Isso foi apurado durante o exame de apenas 53% dos contratos de obras civis, nos quais foram gastos R$ 7,7 bilhões. Os auditores não conseguiram ir além. Porque o grupo estatal Eletrobrás (dono de 49,9% do do empreendimento) e a Norte Energia (concessionária que funciona com 95% de capital público), "impuseram toda espécie de dificuldades" à fiscalização — da entrega de arquivos eletrônicos bloqueados à sonegação de informações, segundo o Tribunal de Contas da União.

Ainda assim, somente com a perícia em pouco mais da metade dos contratos de obras de Belo Monte, já se chegou a um volume de desvios de dinheiro equivalente à metade dos prejuízos com corrupção declaradas pela Petrobras no balanço contábil de 2014, divulgado em abril do ano passado.

O caso da hidrelétrica de Belo Monte sugere a probabilidade do setor elétrico estatal vir a superar os limites já conhecidos da criatividade em trapaças com dinheiro público, sob cegueira deliberada — ou consentida — de líderes políticos, beneficiários diretos ou indiretos nas planilhas empresariais de financiamento eleitoral.

Depoimentos de executivos das empreiteiras que integram o consórcio construtor (Odebrecht, Andrade Gutierrez, Camargo Corrêa, Queiroz Galvão, Galvão Engenharia e OAS) indicam que em Belo Monte foi aplicada cobrança de propina numa base percentual de 1% a 1,5% sobre contratos de obras e de equipamentos.

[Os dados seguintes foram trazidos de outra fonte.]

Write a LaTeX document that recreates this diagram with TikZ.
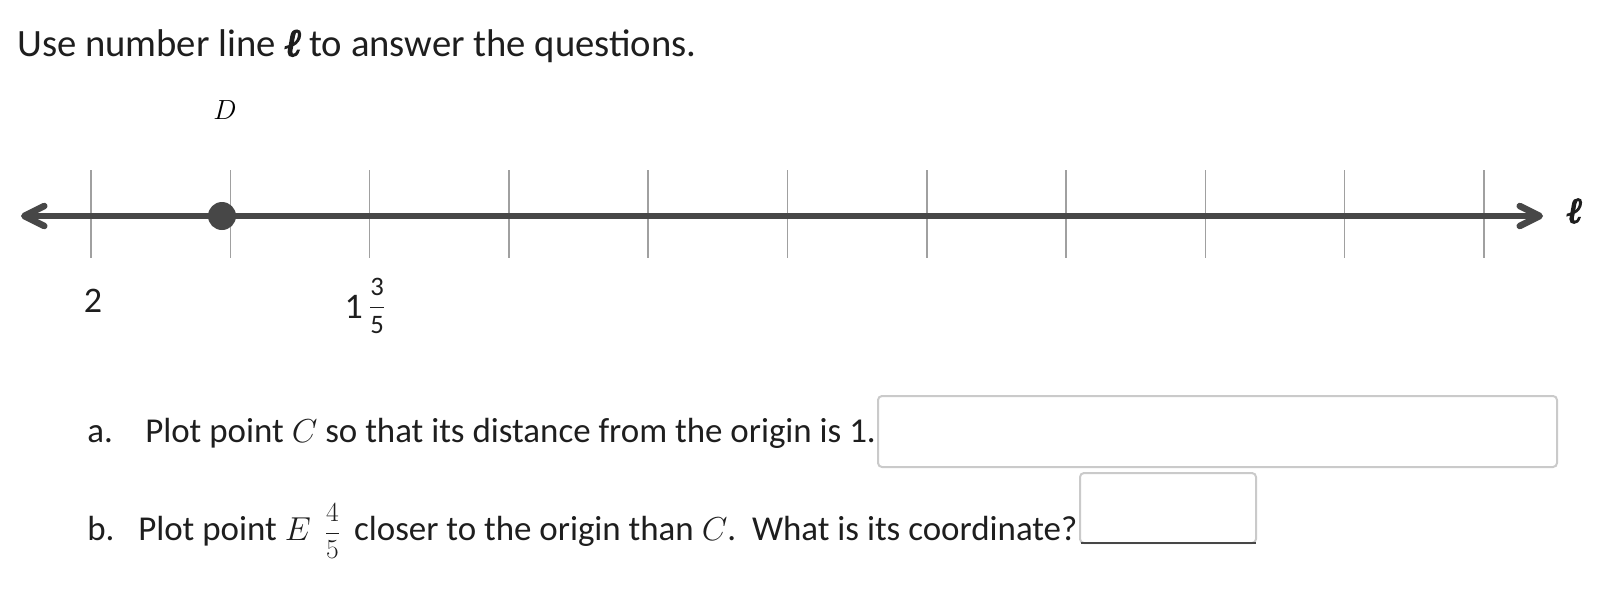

Metade foi coletada para o Partido dos Trabalhadores e outra metade recolhida para o PMDB.

Essa partilha de subornos foi negociada por Antonio Palocci, ex-ministro da Fazenda de Lula e ex-chefe da Casa Civil de Dilma, segundo executivos responsáveis pelos pagamentos das empreiteiras. O objetivo era financiar campanhas eleitorais de 2010 e de 2014.

Há quatro décadas o Brasil flertava com o projeto de uma super-hidrelétrica na Amazônia. Não havia nada além de uma velha ideia. Construiu-se Belo Monte, para benefícios ao PT e ao PMDB.